» WHAT THIS TASK INVOLVES
Reproduce verbatim the lines up to and including the one with "const pol90XErr = [2.5, 2.5, 2.5, 2.5, 0, 0, 5.5, 13.3];", starting from the first.

---------------

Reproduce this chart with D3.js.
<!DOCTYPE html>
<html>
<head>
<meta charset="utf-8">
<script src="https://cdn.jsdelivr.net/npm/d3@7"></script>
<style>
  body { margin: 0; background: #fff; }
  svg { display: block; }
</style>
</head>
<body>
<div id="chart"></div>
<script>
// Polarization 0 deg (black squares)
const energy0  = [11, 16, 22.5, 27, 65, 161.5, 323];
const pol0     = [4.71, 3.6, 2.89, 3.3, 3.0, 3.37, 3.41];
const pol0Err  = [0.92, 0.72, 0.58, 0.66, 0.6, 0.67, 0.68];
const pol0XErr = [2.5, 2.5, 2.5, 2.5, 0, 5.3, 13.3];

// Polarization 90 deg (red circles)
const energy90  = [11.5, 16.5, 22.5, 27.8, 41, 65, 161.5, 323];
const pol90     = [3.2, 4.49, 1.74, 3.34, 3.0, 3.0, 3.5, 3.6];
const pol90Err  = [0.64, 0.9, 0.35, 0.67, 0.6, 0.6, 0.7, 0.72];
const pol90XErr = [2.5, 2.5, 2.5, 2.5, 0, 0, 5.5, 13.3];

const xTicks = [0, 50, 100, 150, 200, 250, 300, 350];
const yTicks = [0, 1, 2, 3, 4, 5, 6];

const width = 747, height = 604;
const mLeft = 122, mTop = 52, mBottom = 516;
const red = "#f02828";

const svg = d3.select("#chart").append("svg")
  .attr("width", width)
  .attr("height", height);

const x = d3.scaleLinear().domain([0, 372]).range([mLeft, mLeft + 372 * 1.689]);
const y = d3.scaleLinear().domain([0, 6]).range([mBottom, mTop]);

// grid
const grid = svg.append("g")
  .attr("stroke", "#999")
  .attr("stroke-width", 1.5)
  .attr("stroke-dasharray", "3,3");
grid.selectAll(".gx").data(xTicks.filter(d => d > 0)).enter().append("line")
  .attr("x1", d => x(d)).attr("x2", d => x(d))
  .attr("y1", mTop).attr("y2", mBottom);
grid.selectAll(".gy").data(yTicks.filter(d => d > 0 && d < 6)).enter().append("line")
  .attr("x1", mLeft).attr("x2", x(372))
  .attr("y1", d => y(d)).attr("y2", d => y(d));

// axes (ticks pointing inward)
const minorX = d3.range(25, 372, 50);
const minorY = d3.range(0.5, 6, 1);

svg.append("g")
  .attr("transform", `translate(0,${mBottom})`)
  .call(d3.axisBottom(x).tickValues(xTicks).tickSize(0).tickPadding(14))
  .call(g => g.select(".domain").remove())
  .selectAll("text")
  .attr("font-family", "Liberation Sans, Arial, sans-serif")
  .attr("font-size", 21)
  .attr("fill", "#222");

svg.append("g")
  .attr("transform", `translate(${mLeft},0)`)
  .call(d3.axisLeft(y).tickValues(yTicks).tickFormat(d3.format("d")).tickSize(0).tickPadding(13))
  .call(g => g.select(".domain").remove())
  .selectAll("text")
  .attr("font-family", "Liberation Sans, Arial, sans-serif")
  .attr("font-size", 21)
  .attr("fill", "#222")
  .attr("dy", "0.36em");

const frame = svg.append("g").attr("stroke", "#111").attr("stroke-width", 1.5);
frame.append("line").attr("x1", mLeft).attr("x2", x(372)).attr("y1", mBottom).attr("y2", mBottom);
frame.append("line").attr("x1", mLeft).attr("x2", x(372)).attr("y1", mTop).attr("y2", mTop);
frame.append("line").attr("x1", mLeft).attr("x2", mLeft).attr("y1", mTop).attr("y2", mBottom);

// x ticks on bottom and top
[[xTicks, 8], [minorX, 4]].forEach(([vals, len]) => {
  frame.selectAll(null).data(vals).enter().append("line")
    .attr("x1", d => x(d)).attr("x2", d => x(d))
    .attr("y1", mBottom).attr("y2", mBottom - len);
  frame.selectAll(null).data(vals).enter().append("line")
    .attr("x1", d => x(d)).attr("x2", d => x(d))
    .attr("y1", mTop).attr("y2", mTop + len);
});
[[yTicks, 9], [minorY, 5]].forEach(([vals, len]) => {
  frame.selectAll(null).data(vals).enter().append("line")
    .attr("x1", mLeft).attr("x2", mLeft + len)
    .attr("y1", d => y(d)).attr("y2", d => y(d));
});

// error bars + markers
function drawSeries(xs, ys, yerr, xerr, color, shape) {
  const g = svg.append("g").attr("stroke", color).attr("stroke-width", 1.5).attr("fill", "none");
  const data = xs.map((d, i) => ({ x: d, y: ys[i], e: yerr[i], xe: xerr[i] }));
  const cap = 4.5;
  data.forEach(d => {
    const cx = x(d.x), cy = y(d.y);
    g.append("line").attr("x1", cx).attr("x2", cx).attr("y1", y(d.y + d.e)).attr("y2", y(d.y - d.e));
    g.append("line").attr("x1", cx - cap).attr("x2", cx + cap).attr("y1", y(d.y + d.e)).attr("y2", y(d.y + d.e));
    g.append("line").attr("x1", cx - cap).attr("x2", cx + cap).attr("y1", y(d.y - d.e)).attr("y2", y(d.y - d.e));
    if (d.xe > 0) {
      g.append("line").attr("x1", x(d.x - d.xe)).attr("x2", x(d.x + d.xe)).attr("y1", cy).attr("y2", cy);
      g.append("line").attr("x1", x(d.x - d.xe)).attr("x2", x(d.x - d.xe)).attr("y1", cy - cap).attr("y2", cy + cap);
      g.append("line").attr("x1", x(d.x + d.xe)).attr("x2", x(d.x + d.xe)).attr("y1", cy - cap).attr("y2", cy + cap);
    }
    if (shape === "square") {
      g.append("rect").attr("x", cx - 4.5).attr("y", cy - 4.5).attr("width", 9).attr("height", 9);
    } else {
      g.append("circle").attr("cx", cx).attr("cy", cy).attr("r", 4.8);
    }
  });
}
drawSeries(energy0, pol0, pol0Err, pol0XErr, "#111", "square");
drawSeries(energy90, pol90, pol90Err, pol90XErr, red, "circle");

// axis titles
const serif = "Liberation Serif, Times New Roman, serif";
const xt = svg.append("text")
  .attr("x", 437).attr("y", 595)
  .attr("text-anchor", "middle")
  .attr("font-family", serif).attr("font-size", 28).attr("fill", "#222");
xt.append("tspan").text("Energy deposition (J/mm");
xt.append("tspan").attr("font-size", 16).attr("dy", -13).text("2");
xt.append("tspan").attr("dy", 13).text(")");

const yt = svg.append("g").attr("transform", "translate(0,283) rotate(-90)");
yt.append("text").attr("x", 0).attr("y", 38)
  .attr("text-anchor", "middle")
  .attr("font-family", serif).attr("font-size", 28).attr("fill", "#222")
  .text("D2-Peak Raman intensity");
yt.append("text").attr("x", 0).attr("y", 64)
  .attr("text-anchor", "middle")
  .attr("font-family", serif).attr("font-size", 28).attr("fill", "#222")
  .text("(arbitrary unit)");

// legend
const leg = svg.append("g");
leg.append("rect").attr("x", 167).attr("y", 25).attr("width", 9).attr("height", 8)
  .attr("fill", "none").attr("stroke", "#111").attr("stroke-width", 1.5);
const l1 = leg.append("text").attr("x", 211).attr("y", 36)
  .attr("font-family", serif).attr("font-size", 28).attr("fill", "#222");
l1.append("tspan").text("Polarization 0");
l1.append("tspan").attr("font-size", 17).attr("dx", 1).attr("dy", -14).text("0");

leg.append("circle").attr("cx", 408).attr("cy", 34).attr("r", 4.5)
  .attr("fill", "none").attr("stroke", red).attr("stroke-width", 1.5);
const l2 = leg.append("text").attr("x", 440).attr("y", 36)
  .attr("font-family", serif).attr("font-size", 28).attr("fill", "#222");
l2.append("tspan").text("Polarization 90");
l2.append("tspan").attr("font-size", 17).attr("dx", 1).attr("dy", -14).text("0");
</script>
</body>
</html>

---------------

» SOLUTION
Reproduce this chart with D3.js.
<!DOCTYPE html>
<html>
<head>
<meta charset="utf-8">
<script src="https://cdn.jsdelivr.net/npm/d3@7"></script>
<style>
  body { margin: 0; background: #fff; }
  svg { display: block; }
</style>
</head>
<body>
<div id="chart"></div>
<script>
// Polarization 0 deg (black squares)
const energy0  = [11, 16, 22.5, 27, 65, 161.5, 323];
const pol0     = [4.71, 3.6, 2.89, 3.3, 3.0, 3.37, 3.41];
const pol0Err  = [0.92, 0.72, 0.58, 0.66, 0.6, 0.67, 0.68];
const pol0XErr = [2.5, 2.5, 2.5, 2.5, 0, 5.3, 13.3];

// Polarization 90 deg (red circles)
const energy90  = [11.5, 16.5, 22.5, 27.8, 41, 65, 161.5, 323];
const pol90     = [3.2, 4.49, 1.74, 3.34, 3.0, 3.0, 3.5, 3.6];
const pol90Err  = [0.64, 0.9, 0.35, 0.67, 0.6, 0.6, 0.7, 0.72];
const pol90XErr = [2.5, 2.5, 2.5, 2.5, 0, 0, 5.5, 13.3];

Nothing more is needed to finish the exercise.